Our education system has so many problems, but none more fundamental than that it is set up for an agrarian society when the vast majority of our society is no longer living in this arrangement. This is a much more significant and complicated statement than it might appear at first glance. On the one hand it is contributing to whole generations of woefully prepared students. As a group, they are not prepared academically. They are not prepared emotionally. They are not prepared with the problem solving tools necessary to face the world they will be entering, and so on. On the other though, it is indicative of the way in which our institutions, cultural and civic, have failed to keep up with the changes in our world – economically, socially, politically, etc.
It must be noted that this issue is perhaps the most fundamental issue our society faces because it affects literally every other issue we have. We are producing a society of people who are incapable of handling themselves in the situations they must face. Many parents are incapable or unwilling to be actual parents. Many teachers are incapable of teaching students. We know this not only from the documented evidence, but from I see it in my own experiences with my children’s’ teachers. While a single individual’s experiences do not make solid evidence, they do serve as excellent examples. I encountered a few fantastic teachers, a handful of adequate teachers and huge number of truly awful teachers.
When I have had to explain to a 7th grade reading teacher why the signs in her classroom were grammatically wrong and point out that they contained spelling errors, that’s a problem. When I have to meet with a 2nd grade teacher to explain the difference between a homonym and a homophone, that is a problem. When I have to meet with a 9th grade teacher to discuss religious tolerance, that is an issue. When I have to discuss with an 8th grade teacher, the proper application of the Supreme Court ruling against compulsory participation in the Pledge of Allegiance, that’s an issue. In fact, with 3 sons going through two different school systems, only once did I have to meet with teachers or administrators because one of my children was misbehaving, however, I had to meet with them every single year because of failures on the part of staff at the school. That is what an involved parent does, and I was thanked for it, by teachers who cared. The teachers and administrators who wanted to be able to skate by or who were subpar, of course, were not so grateful.
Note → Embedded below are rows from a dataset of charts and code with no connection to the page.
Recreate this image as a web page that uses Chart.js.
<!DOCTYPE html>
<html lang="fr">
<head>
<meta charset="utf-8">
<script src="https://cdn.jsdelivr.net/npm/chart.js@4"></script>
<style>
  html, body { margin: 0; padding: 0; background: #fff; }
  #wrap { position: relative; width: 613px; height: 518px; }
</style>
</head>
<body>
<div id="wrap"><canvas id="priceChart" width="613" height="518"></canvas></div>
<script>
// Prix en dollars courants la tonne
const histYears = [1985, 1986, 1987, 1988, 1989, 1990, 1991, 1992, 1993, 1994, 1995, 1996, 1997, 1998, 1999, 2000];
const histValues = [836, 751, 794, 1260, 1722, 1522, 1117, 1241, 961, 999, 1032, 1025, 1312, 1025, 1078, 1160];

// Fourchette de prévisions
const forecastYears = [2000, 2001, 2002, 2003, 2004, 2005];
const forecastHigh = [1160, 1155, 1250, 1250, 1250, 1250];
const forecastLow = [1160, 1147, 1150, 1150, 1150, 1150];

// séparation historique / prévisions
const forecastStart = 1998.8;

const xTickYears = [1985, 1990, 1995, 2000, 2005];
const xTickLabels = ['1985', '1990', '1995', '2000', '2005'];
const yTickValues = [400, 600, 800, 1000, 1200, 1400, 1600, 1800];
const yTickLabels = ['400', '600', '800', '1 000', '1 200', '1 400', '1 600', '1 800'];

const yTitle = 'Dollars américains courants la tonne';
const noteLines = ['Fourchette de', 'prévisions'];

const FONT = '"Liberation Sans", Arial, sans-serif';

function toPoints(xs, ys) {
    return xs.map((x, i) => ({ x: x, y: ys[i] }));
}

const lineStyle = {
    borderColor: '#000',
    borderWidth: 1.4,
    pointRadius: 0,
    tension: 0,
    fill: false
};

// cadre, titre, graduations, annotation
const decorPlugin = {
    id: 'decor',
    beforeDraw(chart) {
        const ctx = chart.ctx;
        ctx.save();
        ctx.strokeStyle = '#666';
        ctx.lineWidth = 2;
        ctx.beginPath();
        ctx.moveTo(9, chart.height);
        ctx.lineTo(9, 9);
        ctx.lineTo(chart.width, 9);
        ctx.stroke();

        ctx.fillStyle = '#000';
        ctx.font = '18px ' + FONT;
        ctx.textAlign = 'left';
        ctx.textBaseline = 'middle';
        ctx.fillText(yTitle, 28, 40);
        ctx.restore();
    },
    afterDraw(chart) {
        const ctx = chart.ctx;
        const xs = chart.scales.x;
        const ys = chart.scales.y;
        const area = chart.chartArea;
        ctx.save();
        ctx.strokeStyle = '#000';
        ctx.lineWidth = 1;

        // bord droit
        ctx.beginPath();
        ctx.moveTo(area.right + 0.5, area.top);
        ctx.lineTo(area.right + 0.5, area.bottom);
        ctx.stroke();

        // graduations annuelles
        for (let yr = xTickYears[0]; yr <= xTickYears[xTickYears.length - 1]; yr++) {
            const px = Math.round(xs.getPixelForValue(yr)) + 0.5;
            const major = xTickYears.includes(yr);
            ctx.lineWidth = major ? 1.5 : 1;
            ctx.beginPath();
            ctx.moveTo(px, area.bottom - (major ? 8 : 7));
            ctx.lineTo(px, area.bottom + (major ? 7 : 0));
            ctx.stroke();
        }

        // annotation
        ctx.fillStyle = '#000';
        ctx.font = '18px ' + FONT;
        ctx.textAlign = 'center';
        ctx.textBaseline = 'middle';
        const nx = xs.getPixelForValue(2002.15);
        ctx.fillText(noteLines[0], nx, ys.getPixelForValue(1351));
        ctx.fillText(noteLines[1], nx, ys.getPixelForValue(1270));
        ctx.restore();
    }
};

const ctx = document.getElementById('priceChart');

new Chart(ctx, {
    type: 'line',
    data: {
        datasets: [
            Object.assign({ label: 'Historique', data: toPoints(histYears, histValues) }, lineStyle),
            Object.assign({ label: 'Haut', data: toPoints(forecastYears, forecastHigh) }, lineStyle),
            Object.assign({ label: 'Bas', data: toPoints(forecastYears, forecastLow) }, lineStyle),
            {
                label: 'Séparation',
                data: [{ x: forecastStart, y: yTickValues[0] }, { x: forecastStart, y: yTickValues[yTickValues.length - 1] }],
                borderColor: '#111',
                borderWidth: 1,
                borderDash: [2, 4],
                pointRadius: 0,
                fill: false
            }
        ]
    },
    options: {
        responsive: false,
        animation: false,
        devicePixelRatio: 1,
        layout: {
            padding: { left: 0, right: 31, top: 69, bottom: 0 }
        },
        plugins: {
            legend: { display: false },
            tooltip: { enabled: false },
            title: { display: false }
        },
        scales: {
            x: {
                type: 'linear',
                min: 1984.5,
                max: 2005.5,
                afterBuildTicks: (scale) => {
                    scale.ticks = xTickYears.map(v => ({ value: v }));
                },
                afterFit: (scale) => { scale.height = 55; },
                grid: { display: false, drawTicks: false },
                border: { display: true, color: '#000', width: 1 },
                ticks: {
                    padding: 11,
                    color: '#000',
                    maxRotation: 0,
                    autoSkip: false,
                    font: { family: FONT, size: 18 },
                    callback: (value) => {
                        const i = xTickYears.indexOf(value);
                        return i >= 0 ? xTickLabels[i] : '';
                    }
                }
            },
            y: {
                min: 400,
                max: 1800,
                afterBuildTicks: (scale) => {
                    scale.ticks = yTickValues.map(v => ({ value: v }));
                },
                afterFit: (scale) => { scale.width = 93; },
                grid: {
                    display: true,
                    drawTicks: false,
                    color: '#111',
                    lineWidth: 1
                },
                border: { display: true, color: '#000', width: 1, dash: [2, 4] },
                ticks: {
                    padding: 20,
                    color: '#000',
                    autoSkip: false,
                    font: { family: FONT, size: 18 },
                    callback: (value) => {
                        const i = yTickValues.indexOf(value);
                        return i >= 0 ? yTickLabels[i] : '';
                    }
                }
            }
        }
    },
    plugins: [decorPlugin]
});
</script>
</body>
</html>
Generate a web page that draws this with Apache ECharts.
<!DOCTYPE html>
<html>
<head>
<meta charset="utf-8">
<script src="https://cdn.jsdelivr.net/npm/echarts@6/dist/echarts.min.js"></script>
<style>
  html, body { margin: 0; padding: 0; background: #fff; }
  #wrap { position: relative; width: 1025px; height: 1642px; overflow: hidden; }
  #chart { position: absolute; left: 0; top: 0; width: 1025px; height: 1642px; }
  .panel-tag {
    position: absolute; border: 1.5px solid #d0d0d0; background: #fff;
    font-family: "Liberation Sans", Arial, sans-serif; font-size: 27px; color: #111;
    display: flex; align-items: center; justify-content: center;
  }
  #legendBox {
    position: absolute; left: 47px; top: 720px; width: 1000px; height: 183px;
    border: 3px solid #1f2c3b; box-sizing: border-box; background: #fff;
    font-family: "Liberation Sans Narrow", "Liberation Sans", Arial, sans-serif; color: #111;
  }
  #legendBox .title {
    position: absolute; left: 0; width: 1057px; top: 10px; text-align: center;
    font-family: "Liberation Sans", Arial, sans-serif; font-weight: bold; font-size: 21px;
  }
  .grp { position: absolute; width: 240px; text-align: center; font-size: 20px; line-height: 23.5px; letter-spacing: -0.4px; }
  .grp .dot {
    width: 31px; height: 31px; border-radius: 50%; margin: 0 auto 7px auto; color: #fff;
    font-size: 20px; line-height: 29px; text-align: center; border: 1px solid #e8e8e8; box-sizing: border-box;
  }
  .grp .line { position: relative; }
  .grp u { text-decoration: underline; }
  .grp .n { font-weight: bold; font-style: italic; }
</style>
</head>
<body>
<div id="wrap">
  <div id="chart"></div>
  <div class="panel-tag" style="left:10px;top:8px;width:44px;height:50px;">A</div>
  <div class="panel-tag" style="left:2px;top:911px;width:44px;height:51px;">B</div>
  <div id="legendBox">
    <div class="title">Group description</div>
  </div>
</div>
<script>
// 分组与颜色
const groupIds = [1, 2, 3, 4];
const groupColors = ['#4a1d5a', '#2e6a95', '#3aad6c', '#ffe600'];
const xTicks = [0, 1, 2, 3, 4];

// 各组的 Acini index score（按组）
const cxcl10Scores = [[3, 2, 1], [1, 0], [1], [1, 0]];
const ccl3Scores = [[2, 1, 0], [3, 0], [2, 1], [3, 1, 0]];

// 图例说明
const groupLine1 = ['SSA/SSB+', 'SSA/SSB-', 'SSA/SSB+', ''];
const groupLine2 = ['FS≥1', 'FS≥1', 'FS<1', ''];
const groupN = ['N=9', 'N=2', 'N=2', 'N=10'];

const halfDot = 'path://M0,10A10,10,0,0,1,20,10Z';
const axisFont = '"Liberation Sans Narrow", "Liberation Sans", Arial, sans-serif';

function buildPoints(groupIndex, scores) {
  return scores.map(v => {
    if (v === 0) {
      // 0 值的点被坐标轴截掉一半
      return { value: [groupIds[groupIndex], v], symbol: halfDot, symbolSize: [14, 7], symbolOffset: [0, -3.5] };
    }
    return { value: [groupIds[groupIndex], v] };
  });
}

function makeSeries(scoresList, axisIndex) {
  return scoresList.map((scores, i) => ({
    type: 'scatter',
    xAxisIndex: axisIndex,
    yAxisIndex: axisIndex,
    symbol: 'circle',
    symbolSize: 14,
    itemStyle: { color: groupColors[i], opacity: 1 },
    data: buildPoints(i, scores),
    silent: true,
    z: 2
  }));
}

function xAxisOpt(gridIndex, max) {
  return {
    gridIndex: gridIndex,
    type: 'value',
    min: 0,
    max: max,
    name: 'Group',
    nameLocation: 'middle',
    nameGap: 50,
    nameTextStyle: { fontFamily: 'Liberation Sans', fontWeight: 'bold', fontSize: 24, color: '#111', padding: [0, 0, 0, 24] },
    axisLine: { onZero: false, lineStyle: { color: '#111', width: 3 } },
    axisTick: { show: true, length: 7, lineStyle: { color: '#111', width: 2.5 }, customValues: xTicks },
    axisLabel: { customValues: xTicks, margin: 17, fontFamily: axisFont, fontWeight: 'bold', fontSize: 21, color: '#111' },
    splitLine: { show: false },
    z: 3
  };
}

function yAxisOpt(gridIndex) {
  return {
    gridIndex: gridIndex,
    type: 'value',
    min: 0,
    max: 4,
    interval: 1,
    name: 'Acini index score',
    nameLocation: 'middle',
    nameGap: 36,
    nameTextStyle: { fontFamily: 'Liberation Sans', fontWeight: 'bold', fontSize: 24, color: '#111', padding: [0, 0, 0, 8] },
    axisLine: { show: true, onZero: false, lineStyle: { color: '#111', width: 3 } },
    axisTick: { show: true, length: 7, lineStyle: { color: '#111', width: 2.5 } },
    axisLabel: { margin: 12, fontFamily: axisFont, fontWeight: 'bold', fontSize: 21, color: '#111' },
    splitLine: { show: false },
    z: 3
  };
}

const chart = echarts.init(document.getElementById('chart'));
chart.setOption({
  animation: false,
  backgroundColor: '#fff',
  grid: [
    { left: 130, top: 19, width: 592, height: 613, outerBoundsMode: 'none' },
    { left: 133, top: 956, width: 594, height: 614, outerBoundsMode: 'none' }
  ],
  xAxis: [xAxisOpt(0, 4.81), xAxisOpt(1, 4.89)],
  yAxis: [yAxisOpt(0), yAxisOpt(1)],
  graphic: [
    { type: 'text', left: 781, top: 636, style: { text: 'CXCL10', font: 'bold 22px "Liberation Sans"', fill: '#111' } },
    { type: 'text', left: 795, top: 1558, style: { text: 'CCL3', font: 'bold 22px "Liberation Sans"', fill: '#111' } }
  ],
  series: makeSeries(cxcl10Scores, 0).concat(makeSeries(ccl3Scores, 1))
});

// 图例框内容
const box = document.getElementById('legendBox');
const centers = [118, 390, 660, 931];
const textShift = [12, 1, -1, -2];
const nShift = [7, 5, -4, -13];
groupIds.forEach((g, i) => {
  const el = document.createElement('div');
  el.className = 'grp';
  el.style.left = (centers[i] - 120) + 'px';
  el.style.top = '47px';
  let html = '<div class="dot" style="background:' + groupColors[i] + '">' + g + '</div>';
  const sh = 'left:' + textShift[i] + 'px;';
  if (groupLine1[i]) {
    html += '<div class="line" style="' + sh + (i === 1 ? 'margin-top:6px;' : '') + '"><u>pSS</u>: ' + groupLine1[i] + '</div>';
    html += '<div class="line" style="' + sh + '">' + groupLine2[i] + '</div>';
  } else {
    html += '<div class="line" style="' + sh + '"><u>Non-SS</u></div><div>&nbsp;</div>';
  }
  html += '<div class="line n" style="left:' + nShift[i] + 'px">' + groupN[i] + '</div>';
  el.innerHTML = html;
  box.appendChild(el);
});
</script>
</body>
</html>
Here is the first secret to a successful education system reform. It isn’t new. We have all heard it before, but so few really want to acknowledge it, because in large part it gets back, again, to personal responsibility. As a parent, you cannot simply ship your child off to school, and then receive them back at the end as an educated individual. You, the parent, have to be involved every step of the way! You have to talk to the teachers to ensure they are not only actually teaching, but that they are teaching well and teaching accurately. You have to work with your child to ensure that they are learning the material that is being taught. You have to work with your child to expose them to more than they are exposed to in school. Education is not a contained experience that takes place at the school. The fundamentals and the specialized features are provided there. The richness and breadth are provided outside of the walls of the school. The first “secret” is parental involvement. The first stumbling block is that we have done this so long that so many parents don’t know enough or how to be involved. That is a larger societal issue which has to also be addressed. There are political issues related to the school systems which we must address as well. Why political? Because we have made it so that all issues are political.